Dataset rows

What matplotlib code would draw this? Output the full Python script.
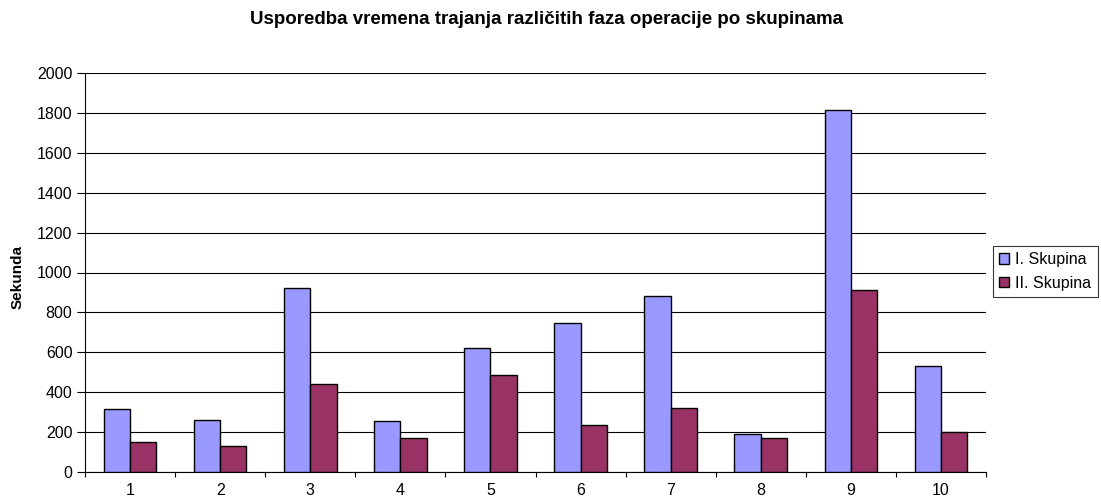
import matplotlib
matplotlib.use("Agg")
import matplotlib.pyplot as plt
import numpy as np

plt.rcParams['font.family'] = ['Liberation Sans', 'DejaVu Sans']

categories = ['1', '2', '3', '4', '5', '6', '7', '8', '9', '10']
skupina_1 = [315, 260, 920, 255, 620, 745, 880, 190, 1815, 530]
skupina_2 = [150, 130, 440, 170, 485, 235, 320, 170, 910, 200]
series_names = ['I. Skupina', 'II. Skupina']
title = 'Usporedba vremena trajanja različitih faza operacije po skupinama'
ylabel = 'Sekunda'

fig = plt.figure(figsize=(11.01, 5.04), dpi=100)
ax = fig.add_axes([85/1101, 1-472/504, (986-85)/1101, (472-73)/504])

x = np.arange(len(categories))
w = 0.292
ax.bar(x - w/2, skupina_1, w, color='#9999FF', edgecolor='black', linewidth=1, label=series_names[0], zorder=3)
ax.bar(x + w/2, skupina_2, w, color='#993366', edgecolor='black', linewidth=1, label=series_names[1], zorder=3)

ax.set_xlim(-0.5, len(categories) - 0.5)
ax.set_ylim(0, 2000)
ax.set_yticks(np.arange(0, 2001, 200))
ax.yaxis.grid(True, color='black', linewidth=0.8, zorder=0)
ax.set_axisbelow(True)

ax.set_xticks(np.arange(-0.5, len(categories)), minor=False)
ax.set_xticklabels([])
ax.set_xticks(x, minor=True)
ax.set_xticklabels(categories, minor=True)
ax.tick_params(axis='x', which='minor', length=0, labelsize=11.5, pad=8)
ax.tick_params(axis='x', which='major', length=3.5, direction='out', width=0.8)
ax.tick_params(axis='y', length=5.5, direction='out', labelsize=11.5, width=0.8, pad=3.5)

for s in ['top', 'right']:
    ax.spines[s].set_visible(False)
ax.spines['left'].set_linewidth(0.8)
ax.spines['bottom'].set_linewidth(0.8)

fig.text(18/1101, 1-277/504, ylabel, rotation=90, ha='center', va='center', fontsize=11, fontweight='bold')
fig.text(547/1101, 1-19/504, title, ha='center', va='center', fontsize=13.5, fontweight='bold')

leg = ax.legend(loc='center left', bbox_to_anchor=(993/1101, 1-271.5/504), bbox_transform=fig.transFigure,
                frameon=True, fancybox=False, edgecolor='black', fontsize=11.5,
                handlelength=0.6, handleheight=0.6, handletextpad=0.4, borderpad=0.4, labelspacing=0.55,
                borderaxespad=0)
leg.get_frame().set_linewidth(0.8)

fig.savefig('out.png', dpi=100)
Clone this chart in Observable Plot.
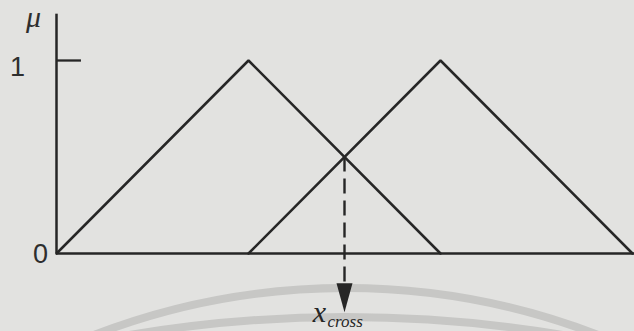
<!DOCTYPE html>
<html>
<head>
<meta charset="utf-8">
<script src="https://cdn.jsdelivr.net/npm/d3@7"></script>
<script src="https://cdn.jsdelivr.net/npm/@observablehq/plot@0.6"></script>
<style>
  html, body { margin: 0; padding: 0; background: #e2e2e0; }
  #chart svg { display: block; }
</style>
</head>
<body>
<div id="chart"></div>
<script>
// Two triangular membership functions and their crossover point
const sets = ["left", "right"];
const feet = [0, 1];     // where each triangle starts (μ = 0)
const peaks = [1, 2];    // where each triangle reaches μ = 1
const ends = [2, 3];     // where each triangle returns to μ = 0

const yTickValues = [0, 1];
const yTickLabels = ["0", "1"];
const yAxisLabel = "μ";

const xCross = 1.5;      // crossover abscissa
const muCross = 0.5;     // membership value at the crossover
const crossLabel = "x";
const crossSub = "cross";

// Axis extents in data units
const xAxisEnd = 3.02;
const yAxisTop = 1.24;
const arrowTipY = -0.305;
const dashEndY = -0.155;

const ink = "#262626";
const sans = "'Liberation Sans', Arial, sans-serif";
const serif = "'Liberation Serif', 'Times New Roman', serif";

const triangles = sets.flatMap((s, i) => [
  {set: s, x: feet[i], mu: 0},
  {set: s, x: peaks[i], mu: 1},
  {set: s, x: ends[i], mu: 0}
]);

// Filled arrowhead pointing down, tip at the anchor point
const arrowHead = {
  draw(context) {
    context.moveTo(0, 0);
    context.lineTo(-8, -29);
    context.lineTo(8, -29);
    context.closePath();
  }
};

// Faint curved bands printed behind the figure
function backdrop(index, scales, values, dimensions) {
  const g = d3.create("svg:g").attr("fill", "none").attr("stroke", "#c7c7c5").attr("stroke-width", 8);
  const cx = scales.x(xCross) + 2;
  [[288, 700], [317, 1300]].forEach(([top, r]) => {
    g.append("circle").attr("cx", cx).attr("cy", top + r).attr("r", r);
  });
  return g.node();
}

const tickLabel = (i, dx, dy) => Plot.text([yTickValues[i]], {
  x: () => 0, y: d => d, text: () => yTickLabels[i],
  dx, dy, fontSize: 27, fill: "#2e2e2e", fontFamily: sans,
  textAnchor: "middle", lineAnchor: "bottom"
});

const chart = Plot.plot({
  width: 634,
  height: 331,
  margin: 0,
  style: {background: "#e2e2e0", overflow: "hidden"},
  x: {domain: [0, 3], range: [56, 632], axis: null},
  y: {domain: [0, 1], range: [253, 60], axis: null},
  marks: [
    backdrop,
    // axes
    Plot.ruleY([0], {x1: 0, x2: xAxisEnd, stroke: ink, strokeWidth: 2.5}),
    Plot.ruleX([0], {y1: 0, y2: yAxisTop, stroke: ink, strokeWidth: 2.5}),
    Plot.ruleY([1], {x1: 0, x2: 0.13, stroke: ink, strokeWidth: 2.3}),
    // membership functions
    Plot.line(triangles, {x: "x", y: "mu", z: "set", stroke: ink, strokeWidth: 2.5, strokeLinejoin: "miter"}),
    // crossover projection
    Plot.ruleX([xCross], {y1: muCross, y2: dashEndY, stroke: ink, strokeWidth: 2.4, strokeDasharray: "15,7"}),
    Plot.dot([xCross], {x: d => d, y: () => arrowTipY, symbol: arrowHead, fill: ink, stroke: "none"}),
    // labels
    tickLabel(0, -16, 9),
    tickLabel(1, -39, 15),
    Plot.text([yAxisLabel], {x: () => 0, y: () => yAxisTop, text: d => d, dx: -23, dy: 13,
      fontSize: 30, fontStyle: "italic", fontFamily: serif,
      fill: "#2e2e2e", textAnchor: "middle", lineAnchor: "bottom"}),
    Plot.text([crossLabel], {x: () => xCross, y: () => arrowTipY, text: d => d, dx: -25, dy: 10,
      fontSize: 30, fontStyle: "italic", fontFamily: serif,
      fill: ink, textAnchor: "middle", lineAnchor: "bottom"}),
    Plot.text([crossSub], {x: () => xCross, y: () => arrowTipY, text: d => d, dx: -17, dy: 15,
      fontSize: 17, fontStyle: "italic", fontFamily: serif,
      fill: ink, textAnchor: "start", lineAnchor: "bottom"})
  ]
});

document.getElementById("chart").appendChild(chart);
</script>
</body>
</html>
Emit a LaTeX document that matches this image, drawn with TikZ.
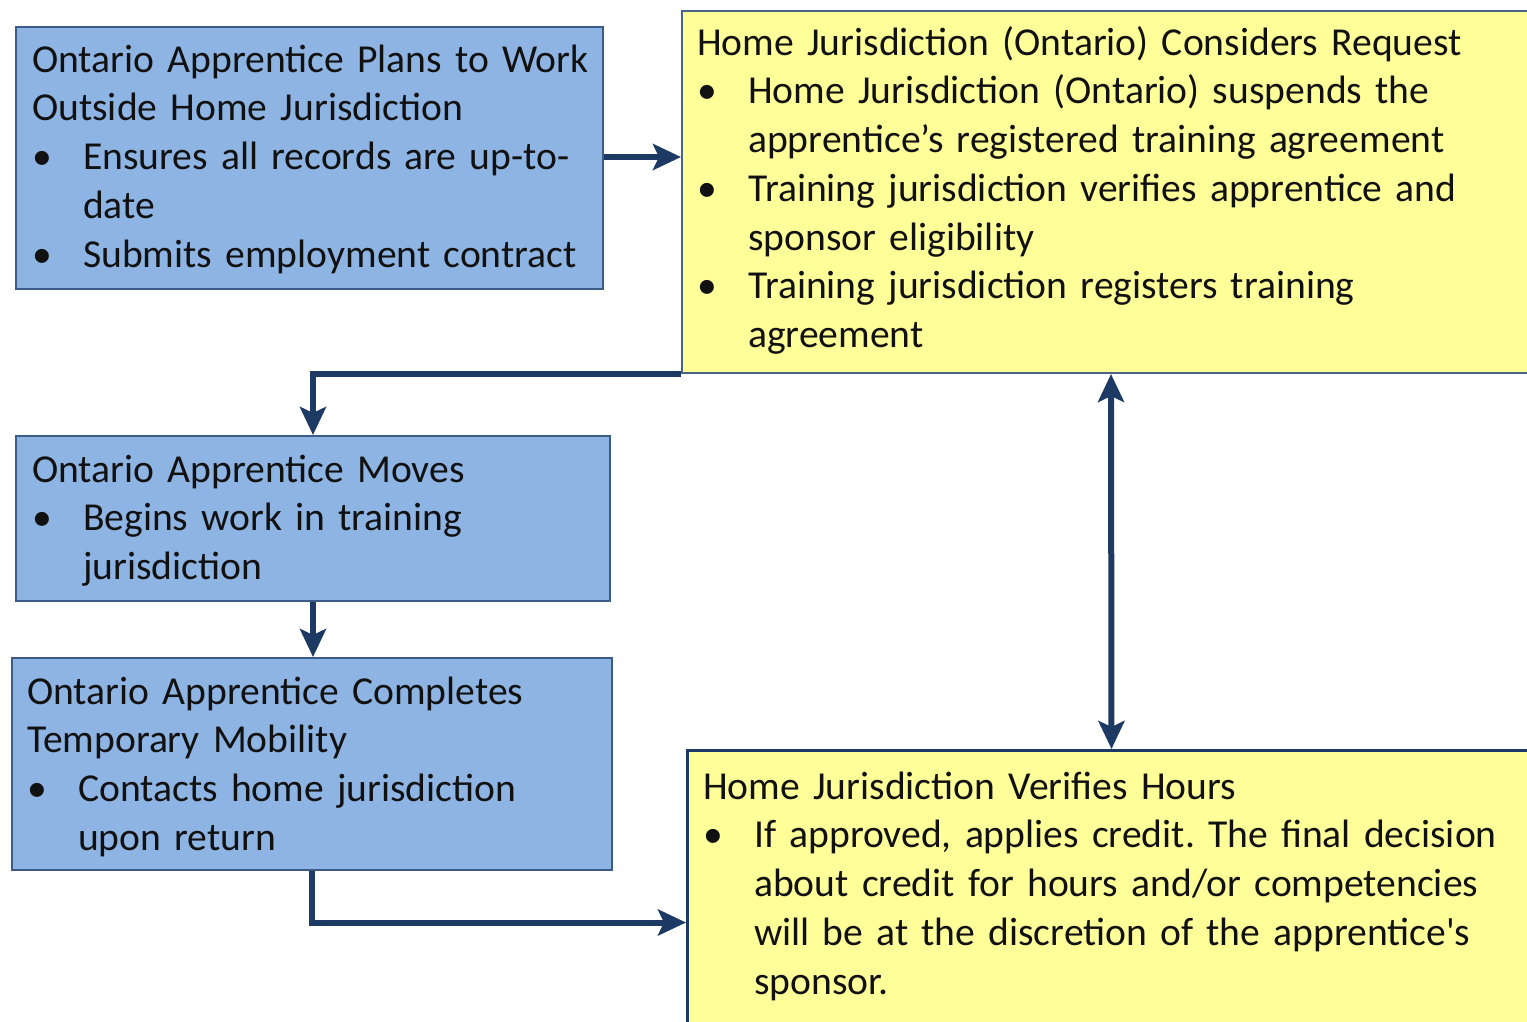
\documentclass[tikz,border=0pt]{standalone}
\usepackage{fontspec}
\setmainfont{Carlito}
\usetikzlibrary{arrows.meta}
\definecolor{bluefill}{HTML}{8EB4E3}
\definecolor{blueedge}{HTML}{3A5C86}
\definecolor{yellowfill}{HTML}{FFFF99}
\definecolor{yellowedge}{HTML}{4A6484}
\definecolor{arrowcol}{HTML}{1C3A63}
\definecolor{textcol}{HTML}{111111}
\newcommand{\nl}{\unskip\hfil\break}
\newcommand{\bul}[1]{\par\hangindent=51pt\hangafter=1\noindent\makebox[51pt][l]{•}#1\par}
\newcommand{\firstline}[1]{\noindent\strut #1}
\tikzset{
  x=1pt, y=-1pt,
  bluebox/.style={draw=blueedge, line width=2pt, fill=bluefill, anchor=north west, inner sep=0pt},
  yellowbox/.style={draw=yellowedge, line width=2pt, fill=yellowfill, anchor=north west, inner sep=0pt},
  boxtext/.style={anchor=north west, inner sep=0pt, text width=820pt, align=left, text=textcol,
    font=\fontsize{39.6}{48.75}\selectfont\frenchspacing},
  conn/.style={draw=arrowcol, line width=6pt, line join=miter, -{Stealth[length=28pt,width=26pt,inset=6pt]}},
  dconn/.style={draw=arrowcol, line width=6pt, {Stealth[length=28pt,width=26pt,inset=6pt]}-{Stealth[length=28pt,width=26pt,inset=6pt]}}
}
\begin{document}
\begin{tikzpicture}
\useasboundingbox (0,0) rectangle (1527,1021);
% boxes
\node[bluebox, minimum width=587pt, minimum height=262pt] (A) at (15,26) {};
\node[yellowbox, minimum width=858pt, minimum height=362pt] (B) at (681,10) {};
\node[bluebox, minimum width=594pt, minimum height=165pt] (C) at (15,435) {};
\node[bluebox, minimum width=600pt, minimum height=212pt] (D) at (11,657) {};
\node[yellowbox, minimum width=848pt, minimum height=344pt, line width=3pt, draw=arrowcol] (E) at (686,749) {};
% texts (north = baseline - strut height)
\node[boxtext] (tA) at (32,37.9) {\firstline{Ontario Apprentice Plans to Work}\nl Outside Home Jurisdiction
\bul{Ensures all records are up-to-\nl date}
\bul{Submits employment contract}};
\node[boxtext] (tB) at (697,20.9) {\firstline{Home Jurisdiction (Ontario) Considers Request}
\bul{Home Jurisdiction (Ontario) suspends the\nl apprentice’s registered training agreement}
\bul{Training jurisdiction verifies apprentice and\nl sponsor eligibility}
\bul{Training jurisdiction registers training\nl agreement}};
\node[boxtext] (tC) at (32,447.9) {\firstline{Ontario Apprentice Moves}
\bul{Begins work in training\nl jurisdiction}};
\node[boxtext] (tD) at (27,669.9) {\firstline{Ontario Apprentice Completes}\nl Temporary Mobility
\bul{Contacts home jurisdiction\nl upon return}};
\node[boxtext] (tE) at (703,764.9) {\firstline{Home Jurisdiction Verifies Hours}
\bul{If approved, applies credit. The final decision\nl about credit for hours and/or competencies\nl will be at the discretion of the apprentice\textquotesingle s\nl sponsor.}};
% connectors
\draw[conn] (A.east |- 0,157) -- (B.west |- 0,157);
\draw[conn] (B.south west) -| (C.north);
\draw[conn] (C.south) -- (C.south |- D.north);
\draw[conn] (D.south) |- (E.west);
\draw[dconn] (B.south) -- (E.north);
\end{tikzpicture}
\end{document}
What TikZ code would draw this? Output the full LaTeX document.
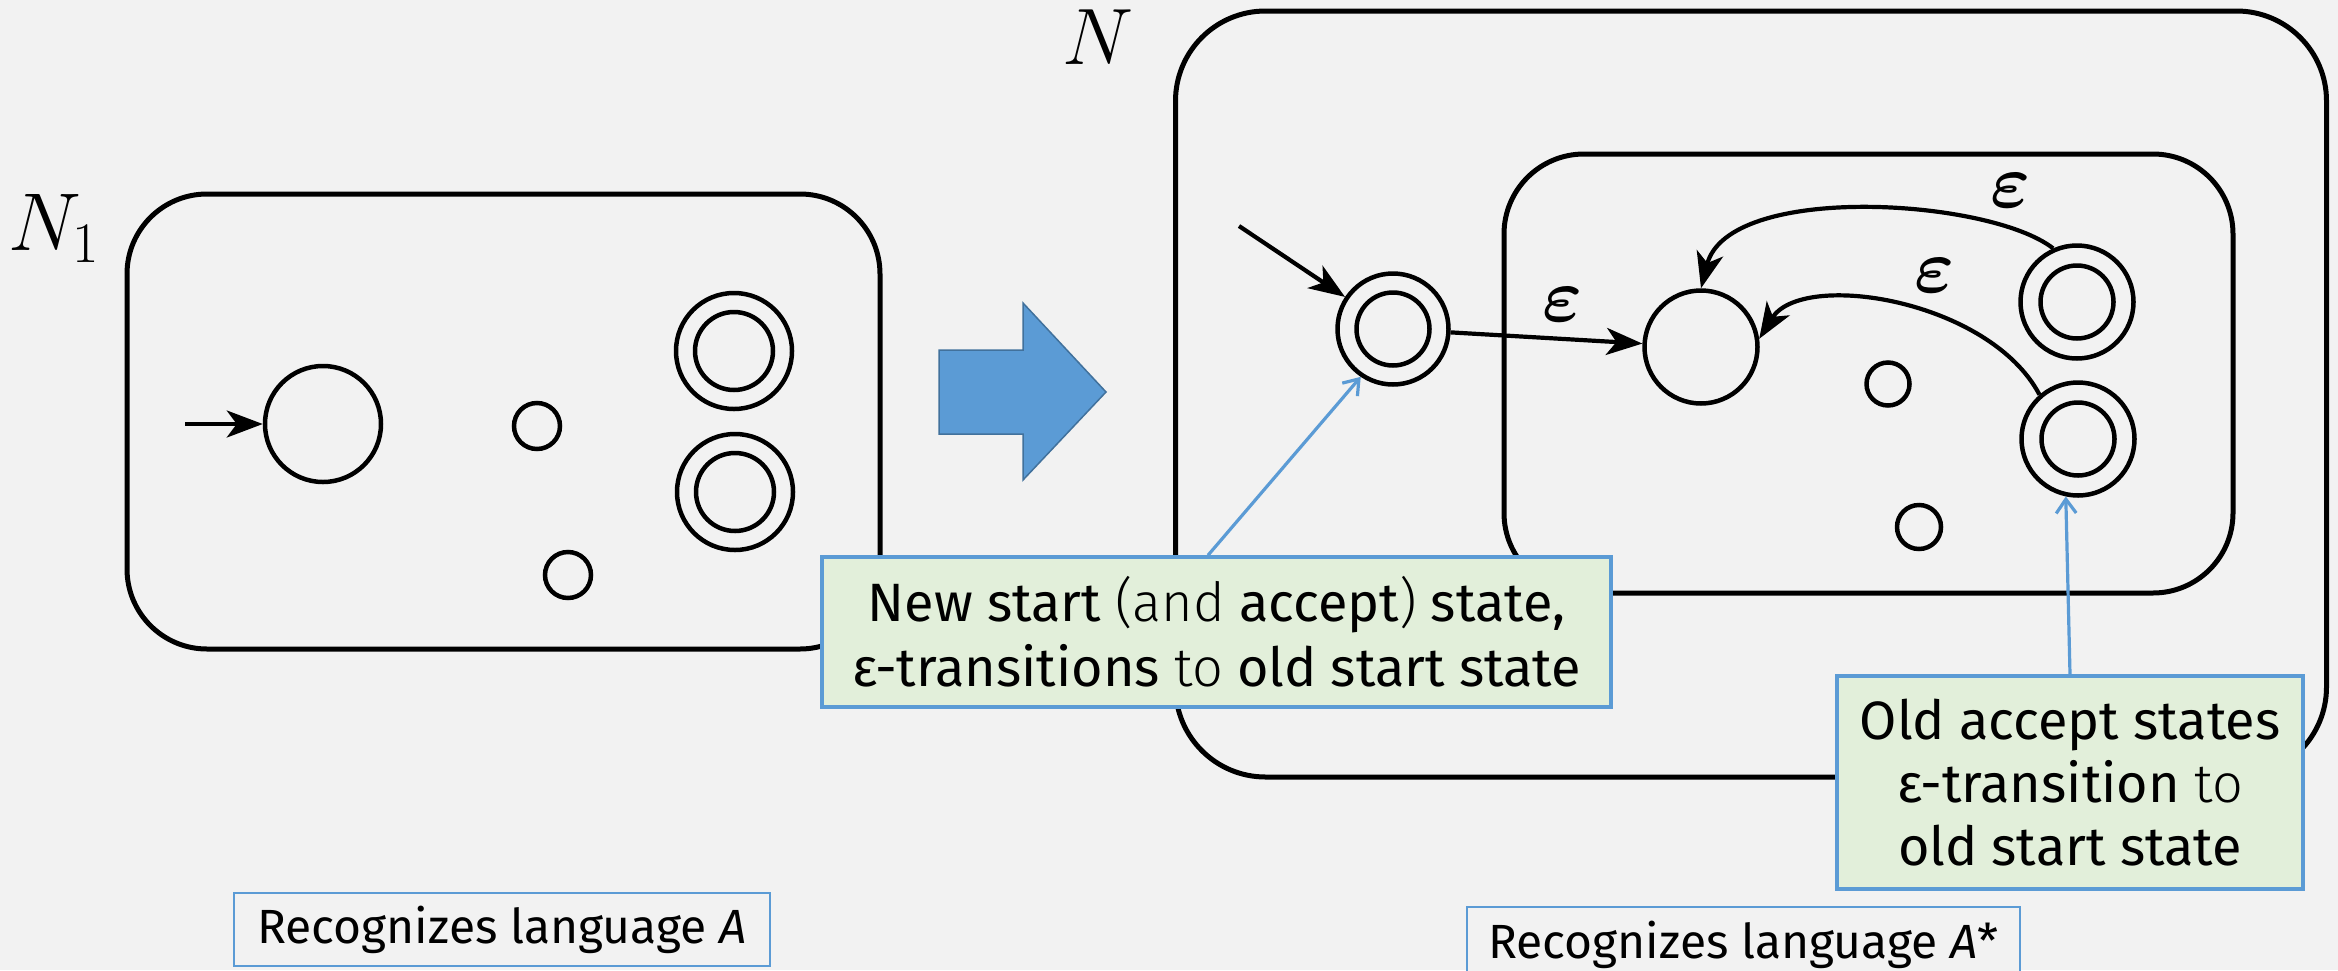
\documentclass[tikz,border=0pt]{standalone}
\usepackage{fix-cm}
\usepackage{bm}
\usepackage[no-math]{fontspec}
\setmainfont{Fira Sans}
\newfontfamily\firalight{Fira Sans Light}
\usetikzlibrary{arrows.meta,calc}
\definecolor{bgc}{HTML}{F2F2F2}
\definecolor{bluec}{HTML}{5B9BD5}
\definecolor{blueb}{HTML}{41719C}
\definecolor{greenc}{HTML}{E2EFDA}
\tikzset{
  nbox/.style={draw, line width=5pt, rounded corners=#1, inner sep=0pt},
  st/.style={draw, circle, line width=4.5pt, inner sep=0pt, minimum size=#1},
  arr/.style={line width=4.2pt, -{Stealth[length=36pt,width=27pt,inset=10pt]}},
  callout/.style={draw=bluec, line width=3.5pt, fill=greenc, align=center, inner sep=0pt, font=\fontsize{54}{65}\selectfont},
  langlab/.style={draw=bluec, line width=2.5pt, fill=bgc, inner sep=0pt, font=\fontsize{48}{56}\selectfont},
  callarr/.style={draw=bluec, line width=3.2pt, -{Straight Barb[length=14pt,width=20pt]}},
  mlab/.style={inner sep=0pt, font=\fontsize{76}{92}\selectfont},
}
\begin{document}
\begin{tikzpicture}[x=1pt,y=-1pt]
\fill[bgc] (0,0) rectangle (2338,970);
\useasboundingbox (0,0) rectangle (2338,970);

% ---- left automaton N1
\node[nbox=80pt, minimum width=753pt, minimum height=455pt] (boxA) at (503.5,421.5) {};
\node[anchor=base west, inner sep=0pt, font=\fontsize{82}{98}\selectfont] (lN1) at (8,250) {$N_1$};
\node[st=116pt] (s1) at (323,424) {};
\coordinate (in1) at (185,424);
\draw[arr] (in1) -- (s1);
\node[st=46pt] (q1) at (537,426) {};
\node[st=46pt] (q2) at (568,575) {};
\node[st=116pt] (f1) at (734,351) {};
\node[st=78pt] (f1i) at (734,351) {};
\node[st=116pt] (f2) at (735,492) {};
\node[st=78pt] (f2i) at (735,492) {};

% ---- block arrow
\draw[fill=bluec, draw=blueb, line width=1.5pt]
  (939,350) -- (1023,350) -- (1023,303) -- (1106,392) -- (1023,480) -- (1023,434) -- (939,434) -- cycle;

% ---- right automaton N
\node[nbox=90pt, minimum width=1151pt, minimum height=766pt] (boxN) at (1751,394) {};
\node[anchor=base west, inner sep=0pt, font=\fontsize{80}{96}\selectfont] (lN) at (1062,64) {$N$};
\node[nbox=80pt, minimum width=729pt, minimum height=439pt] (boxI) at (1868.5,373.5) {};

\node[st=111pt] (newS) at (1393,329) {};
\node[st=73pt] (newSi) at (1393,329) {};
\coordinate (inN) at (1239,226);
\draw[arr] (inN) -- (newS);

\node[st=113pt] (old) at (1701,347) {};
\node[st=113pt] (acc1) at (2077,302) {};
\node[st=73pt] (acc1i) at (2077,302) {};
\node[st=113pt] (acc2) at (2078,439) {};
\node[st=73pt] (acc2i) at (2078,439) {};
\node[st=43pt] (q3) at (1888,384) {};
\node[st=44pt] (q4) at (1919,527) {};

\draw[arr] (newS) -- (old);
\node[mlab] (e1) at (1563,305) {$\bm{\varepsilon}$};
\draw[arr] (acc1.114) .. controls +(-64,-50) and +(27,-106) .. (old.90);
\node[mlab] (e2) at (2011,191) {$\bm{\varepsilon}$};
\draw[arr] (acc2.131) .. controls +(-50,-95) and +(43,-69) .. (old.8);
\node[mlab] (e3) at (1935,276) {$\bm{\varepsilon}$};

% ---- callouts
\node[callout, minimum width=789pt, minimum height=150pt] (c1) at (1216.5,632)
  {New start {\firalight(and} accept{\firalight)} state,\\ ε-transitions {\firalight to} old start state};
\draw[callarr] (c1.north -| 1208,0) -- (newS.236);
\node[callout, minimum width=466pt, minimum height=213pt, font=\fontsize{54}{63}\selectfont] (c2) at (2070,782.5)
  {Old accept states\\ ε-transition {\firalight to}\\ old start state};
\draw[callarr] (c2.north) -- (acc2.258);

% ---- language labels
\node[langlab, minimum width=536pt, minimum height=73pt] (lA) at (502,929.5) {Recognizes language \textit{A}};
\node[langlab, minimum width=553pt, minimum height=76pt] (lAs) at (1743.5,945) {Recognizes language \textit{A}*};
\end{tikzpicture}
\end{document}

EXERCISE BRIEF = Up to and including the line containing "plt.rcParams['font.family'] = ['Liberation", quote each line of the entries above from the very first, please, exactly and without images.

CORRECT OUTPUT =
What matplotlib code would draw this? Output the full Python script.
import matplotlib
matplotlib.use("Agg")
import matplotlib.pyplot as plt
import numpy as np

plt.rcParams['font.family'] = ['Liberation Sans', 'DejaVu Sans']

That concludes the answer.